Certainly, “sin” is an important theme in the Bible—as it should be in our theology today. Paul’s teaching that “all have sinned and fall short of the glory of God” (Romans 3:23) should be an important part of our theology. But we must notice two things about Paul’s thought. One is that by “all” here he is talking about both Jews and Gentiles. This is part of his argument against the exclusiveness of people of Torah. So his point is that no effort at creating boundaries between the righteous and unrighteous that would ensure our own salvation can work. He’s not saying that each sin is equally bad; he’s saying we all need to be saved by God’s mercy. And the second point is that indeed this mercy is available—apart from any kind of righteousness/ retribution/punishment scheme. It is pure mercy—we simply need to trust in it.

That is, the point in thinking about sin is not to reveal how angry and punitive God is. It is to emphasize how merciful God is—for the purpose of bringing about transformation in our lives here and now. Paul especially details the shape of this transformation in Romans 12 where he talks about life in the here and now as the location where salvation is embodied.

One last point about sin in the Bible is that because it is a relational concept, violating the relationship with God perhaps most often leads to sins against other human beings—sin as harm-doing. Thus Jesus’ greatest command is to love God and neighbor. The fruit of experiencing salvation (as restored relationships with God) inevitably will be healing in human relationship. That is, a major reason to think about sin is in order to overcome the problems of brokenness among human beings.

6 thoughts on “Are all sins the same before God?

  1. Ted, I like your reflections that place this question in the broader frame of one’s understanding of the nature of God and atonement theory. I’m guessing there may be some simpler reasons for your student’s beliefs and questions. I kept thinking of James 2:10 that they must have heard sometime in their lives: “For the person who keeps all of the laws except one is as guilty as a person who has broken all of God’s laws.” (NLT) And you have Jesus’ words in the Sermon about lust being equivalent to adultery and getting angry with another being equivalent to murder, and calling someone a fool putting one in jeopardy of hell fire. This brings me to a question: It’s fairly easy to be selective and appeal to favorite stories as the prodigal son and the sinful woman, but how does one incorporate these further words reported as Jesus’ very own into the end result you seek?

    Thanks for the stimulation.

    1. Great to hear from you again, John (and I intend to respond at more length soon to your earlier excellent and challenging comments about salvation, et al).

      Thanks for the reference to James 2. It would make sense that one could read this passage as pointing toward the idea that all sins are the same before God. But James’ message seems actually to be pointing in the opposite direction as the message behind my students’ questions. James’ point is to challenge his readers to good works–they are an essential part of salvation. He is focusing particularly on how the call to love enemies must lead to rejecting “showing partiality” (James 2:9). He then drives the point home by asserting that faithful people must seek to follow the entire law (the law tells us both to not murder and not commit adultery–if we do only one of these we are still breaking that law, 2:11).

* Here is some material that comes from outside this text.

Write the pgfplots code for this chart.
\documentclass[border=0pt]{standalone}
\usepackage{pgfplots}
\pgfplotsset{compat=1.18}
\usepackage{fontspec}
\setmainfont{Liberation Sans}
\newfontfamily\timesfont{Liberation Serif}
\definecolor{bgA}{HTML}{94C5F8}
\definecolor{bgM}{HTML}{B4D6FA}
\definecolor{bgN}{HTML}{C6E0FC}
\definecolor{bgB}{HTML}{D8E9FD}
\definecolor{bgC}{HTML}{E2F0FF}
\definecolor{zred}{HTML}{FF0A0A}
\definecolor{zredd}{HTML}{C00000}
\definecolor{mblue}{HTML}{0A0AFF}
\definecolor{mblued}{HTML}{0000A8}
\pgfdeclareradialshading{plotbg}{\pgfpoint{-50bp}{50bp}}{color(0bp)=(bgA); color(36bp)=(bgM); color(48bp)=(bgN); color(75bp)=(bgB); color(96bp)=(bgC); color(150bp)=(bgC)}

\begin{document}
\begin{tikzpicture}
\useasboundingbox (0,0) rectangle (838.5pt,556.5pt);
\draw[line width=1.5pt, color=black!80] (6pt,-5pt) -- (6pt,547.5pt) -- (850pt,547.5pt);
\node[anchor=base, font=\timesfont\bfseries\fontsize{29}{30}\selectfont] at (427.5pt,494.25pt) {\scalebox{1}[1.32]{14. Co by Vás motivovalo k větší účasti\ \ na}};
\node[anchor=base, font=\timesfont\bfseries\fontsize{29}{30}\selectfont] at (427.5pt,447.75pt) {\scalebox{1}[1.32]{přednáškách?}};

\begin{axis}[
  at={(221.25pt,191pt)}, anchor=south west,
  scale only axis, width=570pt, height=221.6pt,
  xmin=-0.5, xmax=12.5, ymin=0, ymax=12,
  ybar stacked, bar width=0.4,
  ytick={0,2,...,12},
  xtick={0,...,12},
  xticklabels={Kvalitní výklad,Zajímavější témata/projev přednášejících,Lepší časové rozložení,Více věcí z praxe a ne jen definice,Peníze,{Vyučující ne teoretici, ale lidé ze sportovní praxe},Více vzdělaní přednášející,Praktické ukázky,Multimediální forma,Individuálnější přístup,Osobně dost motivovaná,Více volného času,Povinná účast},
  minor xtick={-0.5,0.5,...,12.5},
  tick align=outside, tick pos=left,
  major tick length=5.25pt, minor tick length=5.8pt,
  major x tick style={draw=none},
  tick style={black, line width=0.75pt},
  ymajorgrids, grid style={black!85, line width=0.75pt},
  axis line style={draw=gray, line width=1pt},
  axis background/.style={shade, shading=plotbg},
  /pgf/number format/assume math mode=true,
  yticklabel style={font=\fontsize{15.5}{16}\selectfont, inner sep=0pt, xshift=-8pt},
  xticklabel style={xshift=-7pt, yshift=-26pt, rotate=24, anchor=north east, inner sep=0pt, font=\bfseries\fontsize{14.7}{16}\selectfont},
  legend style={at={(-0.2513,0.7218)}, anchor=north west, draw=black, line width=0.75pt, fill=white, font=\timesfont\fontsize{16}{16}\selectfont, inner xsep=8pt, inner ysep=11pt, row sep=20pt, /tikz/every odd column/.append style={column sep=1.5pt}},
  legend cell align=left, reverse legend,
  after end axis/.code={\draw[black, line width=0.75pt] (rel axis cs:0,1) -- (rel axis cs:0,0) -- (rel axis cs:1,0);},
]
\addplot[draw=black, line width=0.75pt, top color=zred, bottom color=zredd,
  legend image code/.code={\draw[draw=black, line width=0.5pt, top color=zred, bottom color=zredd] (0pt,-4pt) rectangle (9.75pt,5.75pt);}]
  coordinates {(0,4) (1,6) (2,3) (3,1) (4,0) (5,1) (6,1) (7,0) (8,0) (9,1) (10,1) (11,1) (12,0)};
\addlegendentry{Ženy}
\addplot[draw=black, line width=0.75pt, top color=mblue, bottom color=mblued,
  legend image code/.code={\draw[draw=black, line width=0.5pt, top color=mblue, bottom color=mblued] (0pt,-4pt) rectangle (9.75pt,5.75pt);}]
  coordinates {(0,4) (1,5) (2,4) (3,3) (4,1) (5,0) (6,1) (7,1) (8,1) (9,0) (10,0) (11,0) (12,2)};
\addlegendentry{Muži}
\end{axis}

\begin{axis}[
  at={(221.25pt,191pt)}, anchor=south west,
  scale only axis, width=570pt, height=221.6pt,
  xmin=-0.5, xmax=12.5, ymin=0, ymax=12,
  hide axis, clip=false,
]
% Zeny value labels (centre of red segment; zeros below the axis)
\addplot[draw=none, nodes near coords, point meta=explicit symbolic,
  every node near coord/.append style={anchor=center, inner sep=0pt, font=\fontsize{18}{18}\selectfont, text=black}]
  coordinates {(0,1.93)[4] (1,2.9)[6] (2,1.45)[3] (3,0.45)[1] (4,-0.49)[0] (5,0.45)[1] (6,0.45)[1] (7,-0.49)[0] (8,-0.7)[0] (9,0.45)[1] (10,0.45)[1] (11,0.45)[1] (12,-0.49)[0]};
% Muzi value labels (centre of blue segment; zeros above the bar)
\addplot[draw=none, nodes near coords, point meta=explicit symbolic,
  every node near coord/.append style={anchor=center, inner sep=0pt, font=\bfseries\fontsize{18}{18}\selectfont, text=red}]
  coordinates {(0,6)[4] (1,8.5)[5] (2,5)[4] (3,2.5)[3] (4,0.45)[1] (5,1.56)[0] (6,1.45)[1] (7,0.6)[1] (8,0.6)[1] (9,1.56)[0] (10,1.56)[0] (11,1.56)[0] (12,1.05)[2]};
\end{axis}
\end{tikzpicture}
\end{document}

      The theology behind the students’ question is more something like this: no matter how good our works are, we still mess up at least a little and hence are equally alienated from God as the out of control sinner. Therefore, works don’t really matter. All that matters is accepting Jesus as our savior (and his identity as savior is based not on the actual good works he did but on his perfection as one who was free of sin and hence worthy of being a substitutionary sacrifice to satisfy God’s holiness/justice/wrath; it’s not the content of Jesus life and teaching, it’s simply that he remained pure).

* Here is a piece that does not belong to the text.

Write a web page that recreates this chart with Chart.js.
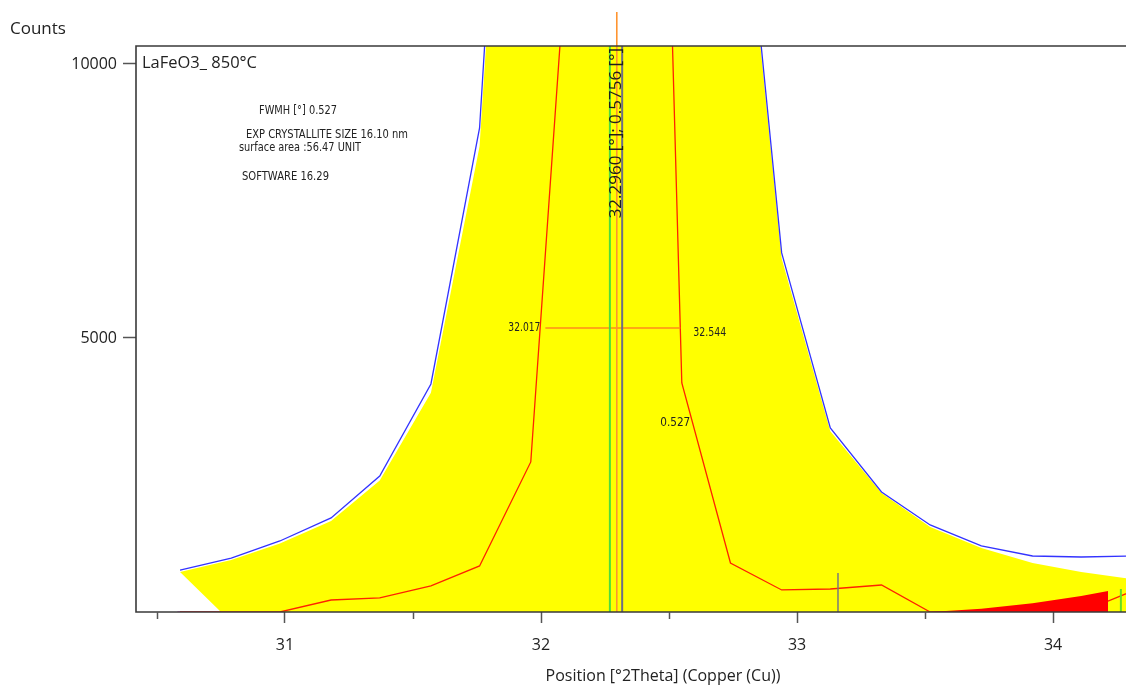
<!DOCTYPE html>
<html lang="en">
<head>
<meta charset="UTF-8">
<title>LaFeO3 850°C - peak profile</title>
<script src="https://cdn.jsdelivr.net/npm/chart.js"></script>
<style>
    html, body { margin: 0; padding: 0; background: #ffffff; }
    #wrap { width: 1126px; height: 686px; }
</style>
</head>
<body>
<div id="wrap"><canvas id="xrd" width="1126" height="686"></canvas></div>
<script>
// scan positions [°2Theta]
const twoTheta = [30.59, 30.79, 30.98, 31.18, 31.37, 31.57, 31.76, 31.96, 32.15, 32.35,
                  32.55, 32.74, 32.94, 33.13, 33.33, 33.52, 33.72, 33.92, 34.11, 34.31];
// measured counts (blue)
const observed = [766, 985, 1296, 1716, 2482, 4161, 8833, 24000, 52000, 60000,
                  38000, 16000, 6552, 3358, 2190, 1588, 1205, 1022, 1004, 1022];
// calculated profile (yellow area)
const calculated = [730, 950, 1250, 1660, 2400, 4000, 8500, 23000, 50000, 58000,
                    37000, 15800, 6450, 3300, 2170, 1551, 1168, 894, 730, 602];
// lower edge of the yellow area
const calcBaseX = [30.59, 30.75, 34.31];
const calcBaseY = [730, 0, 0];
// difference / stripped profile (red line)
const profile = [0, 0, 0, 219, 256, 475, 840, 2738, 15400, 38000,
                 4180, 894, 402, 420, 493, 0, 0, 0, 0, 380];
// red area on the right
const residX = [33.52, 33.72, 33.92, 34.11, 34.215, 34.215];
const residY = [0, 60, 160, 290, 383, 0];
// background stretch at the left
const bgX = [30.58, 30.75];
const bgY = [0, 0];

// peak markers
const peakPos = 32.2960;
const peakWidth = 0.5756;
const greenLine = 32.269;
const greyLine = 32.317;
const fwhmStart = 32.017;
const fwhmEnd = 32.544;
const fwhmValue = 0.527;
const fwhmLevel = 5183;
// reference sticks
const stickX = [33.16, 34.265];
const stickY = [712, 420];
const stickColor = ['#7a7a7a', '#66dd22'];

const xMin = 30.418, xMax = 34.285;
const yMax = 10328;
const xTicks = [30.5, 31, 31.5, 32, 32.5, 33, 33.5, 34];
const yTicks = [5000, 10000];

const sampleName = 'LaFeO3_ 850°C';
const xTitle = 'Position [°2Theta] (Copper (Cu))';
const infoLines = ['FWMH [°] 0.527', 'EXP CRYSTALLITE SIZE 16.10 nm', 'surface area :56.47 UNIT', 'SOFTWARE 16.29'];

const pts = (xs, ys) => xs.map((x, i) => ({ x: x, y: ys[i] }));
const vline = (x, top) => [{ x: x, y: 0 }, { x: x, y: top }];

Chart.defaults.font.family = "'Open Sans', 'Noto Sans', sans-serif";
Chart.defaults.color = '#222';

const narrow = "'Liberation Sans Narrow', 'DejaVu Sans Condensed', 'Liberation Sans', sans-serif";

// text, frame and minor ticks
const decor = {
    id: 'decor',
    afterDatasetsDraw(chart) {
        const c = chart.ctx, a = chart.chartArea;
        const xs = chart.scales.x, ys = chart.scales.y;
        c.save();

        // frame: top, left, bottom
        c.strokeStyle = '#3a3a3a';
        c.lineWidth = 1.6;
        c.beginPath();
        c.moveTo(a.right, a.top);
        c.lineTo(a.left, a.top);
        c.lineTo(a.left, a.bottom);
        c.lineTo(a.right, a.bottom);
        c.stroke();

        // minor ticks
        c.lineWidth = 1.5;
        c.strokeStyle = '#555';
        xTicks.filter(v => v % 1 !== 0).forEach(v => {
            const px = Math.round(xs.getPixelForValue(v)) + 0.5;
            c.beginPath();
            c.moveTo(px, a.bottom);
            c.lineTo(px, a.bottom + 7);
            c.stroke();
        });

        c.fillStyle = '#222';
        c.textBaseline = 'middle';

        c.font = "17px 'Open Sans', sans-serif";
        c.textAlign = 'left';
        c.fillText('Counts', 10, 29);
        c.fillText(sampleName, a.left + 6, a.top + 17, 115);

        // axis title, centred on the full scan width
        c.font = "16px 'Open Sans', sans-serif";
        c.textAlign = 'center';
        c.fillText(xTitle, (a.left + a.right) / 2 + 32, chart.height - 10);

        c.font = '12px ' + narrow;
        c.textAlign = 'left';
        c.fillText(infoLines[0], a.left + 123, a.top + 65, 78);
        c.fillText(infoLines[1], a.left + 110, a.top + 89, 162);
        c.fillText(infoLines[2], a.left + 103, a.top + 102, 122);
        c.fillText(infoLines[3], a.left + 106, a.top + 131, 87);

        // FWHM labels
        c.textAlign = 'right';
        c.fillText(fwhmStart.toFixed(3), xs.getPixelForValue(fwhmStart) - 5, ys.getPixelForValue(fwhmLevel), 32);
        c.textAlign = 'left';
        c.fillText(fwhmEnd.toFixed(3), xs.getPixelForValue(fwhmEnd) + 13, ys.getPixelForValue(fwhmLevel) + 5, 33);
        c.fillText(fwhmValue.toFixed(3), xs.getPixelForValue(fwhmEnd) - 20, ys.getPixelForValue(fwhmLevel) + 95, 30);

        // rotated peak label
        const label = peakPos.toFixed(4) + ' [°]; ' + peakWidth.toFixed(4) + ' [°]';
        c.translate(xs.getPixelForValue(peakPos) - 0.5, a.top + 2);
        c.rotate(-Math.PI / 2);
        c.font = "17px 'Open Sans', sans-serif";
        c.textAlign = 'right';
        c.fillStyle = '#1e1e1e';
        c.fillText(label, 0, 0, 174);
        c.restore();
    }
};

new Chart(document.getElementById('xrd'), {
    type: 'line',
    data: {
        datasets: [
            { // 0 calculated area
                data: pts(twoTheta, calculated),
                borderWidth: 0, borderColor: 'rgba(0,0,0,0)',
                backgroundColor: '#ffff00',
                fill: 1, order: 20
            },
            { // 1 lower edge of the area
                data: pts(calcBaseX, calcBaseY),
                borderWidth: 0, borderColor: 'rgba(0,0,0,0)',
                fill: false, order: 21
            },
            { // 2 background stretch
                data: pts(bgX, bgY),
                borderColor: '#e060e0', borderWidth: 1.5, fill: false, order: 15
            },
            { // 3 red area
                data: pts(residX, residY),
                borderWidth: 0, borderColor: 'rgba(0,0,0,0)',
                backgroundColor: '#ff0000', fill: 'origin', order: 6
            },
            { // 4 red profile
                data: pts(twoTheta, profile),
                borderColor: '#ff2200', borderWidth: 1.3, fill: false, order: 7
            },
            { // 5 observed
                data: pts(twoTheta, observed),
                borderColor: '#3333ff', borderWidth: 1.3, fill: false, order: 5
            },
            { // 6 fwhm bar
                data: [{ x: fwhmStart, y: fwhmLevel }, { x: fwhmEnd, y: fwhmLevel }],
                borderColor: '#ff8c1a', borderWidth: 1.5, fill: false, order: 4
            },
            { // 7 green marker
                data: vline(greenLine, yMax),
                borderColor: '#4edc3c', borderWidth: 2, fill: false, order: 3
            },
            { // 8 peak position, runs past the top
                data: vline(peakPos, 10950),
                borderColor: '#ff9430', borderWidth: 1.6, fill: false, order: 2, clip: false
            },
            { // 9 grey marker
                data: vline(greyLine, yMax),
                borderColor: '#6e6e86', borderWidth: 2, fill: false, order: 1
            },
            { // 10, 11 reference sticks
                data: vline(stickX[0], stickY[0]),
                borderColor: stickColor[0], borderWidth: 1.5, fill: false, order: 0
            },
            {
                data: vline(stickX[1], stickY[1]),
                borderColor: stickColor[1], borderWidth: 2, fill: false, order: 0
            }
        ]
    },
    options: {
        responsive: false,
        animation: false,
        devicePixelRatio: 1,
        elements: { point: { radius: 0, hoverRadius: 0 }, line: { tension: 0 } },
        layout: { padding: { top: 46, left: 0, right: 0, bottom: 0 } },
        plugins: { legend: { display: false }, tooltip: { enabled: false } },
        scales: {
            x: {
                type: 'linear',
                min: xMin, max: xMax,
                afterBuildTicks: s => { s.ticks = xTicks.map(v => ({ value: v })); },
                afterFit: s => { s.height = 74; },
                border: { display: false },
                grid: {
                    drawOnChartArea: false,
                    tickLength: 11,
                    tickWidth: 1.5,
                    tickColor: ctx => (ctx.tick && ctx.tick.value % 1 === 0) ? '#555' : 'rgba(0,0,0,0)'
                },
                ticks: {
                    autoSkip: false, maxRotation: 0,
                    padding: 13,
                    font: { size: 16 }, color: '#222',
                    callback: v => (v % 1 === 0 ? String(v) : '')
                }
            },
            y: {
                type: 'linear',
                min: 0, max: yMax,
                afterBuildTicks: s => { s.ticks = yTicks.map(v => ({ value: v })); },
                afterFit: s => { s.width = 136; },
                border: { display: false },
                grid: {
                    drawOnChartArea: false,
                    tickLength: 13,
                    tickWidth: 1.5,
                    tickColor: '#555'
                },
                ticks: {
                    padding: 6,
                    font: { size: 16 }, color: '#222',
                    callback: v => String(v)
                }
            }
        }
    },
    plugins: [decor]
});
</script>
</body>
</html>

      Likewise with Jesus’ words that you site. His point is not to convey that good works are not integral to salvation (again, see Matthew 25:31-46). He says these hard statements about lust and anger in order to help us work toward the kind of inner transformation that can empower us to persevere in the good works of mercy and generosity.

      Behind all this is the tremendous difference it makes whether we see God as most fundamentally a healer or as a punisher. Is sin something to be punished or something to be healed? Jesus and James both clearly see it in the latter sense (“mercy triumphs over judgment,” James 2:13); the theology behind my students’ question tends more toward the former sense.

      1. Ted,

        Thanks for these further thoughts on the issues. I agree with your careful interpretation of James 2:8-13. My assumption was that the students might not be as aware of the context and argument James makes. Most convincing to me is your report of their thinking that sees all sin as leading to condemnation and since we can’t be perfect subsitutionary atonement thinking provides a cop-out that conduct doesn’t matter. I find that kind of thinking prevalent among ‘Christians’ today.

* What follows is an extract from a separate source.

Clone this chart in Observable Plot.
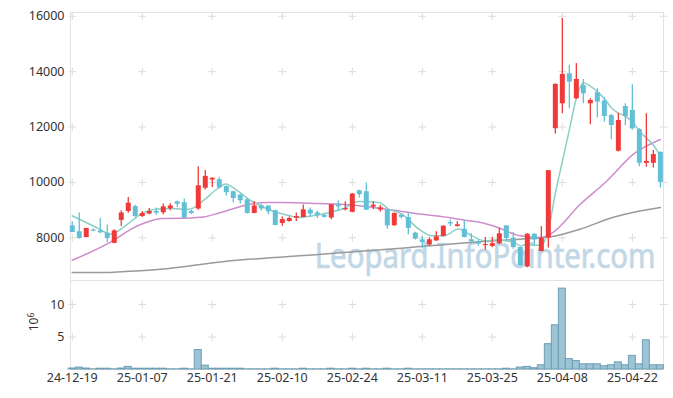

        Again, I like your explanation of The Sermon material. I find myself pulled more and more in the direction that Jesus-centered faith contradicts and corrects faith focused on salvation that is mostly in the Platonic realm of the abstract real and not connected to this life. I search in vane in Jesus’ example and teaching for the idea that salvation means going to heaven when we die.

        I am grateful for your response to my questions about salvation and will need a bit of time to reflect before pushing that conversation further.


  2. The better question might be, “In what way are all sins equal before God?” They are all equal in that they are all subject to God’s mercy, and his awesome love allows us to be redeemed regardless of what sins we have committed.

    Another aspect of the “all sins are equal” approach is that it militates against self-righteousness and helps us to be humble. We should not consider ourselves better than others based on an evaluation of the relative seriousness of our respective sins.

    1. Thanks, Bill. I think my final (short) section in the above essay is meant to say something somewhat like what you are saying. That is, that the point in talking about sin is to emphasize God’s mercy and to undermine self-righteousness for any of us.

      At the same time, the question “in what way are all sins equal before God?” is not at all a helpful question if we are assuming that God is a punisher (which I try to argue seems to be the case in the kind of theology I perceive to be lying behind my students’ questions).

  3. This a quick response to John Miller’s second comment. Thanks, John. A reasonably “orthodox” book that argues strongly in support of your idea that for Jesus, salvation did not equal “going to heaven when we die” is N.T. Wright, Surprised By Hope.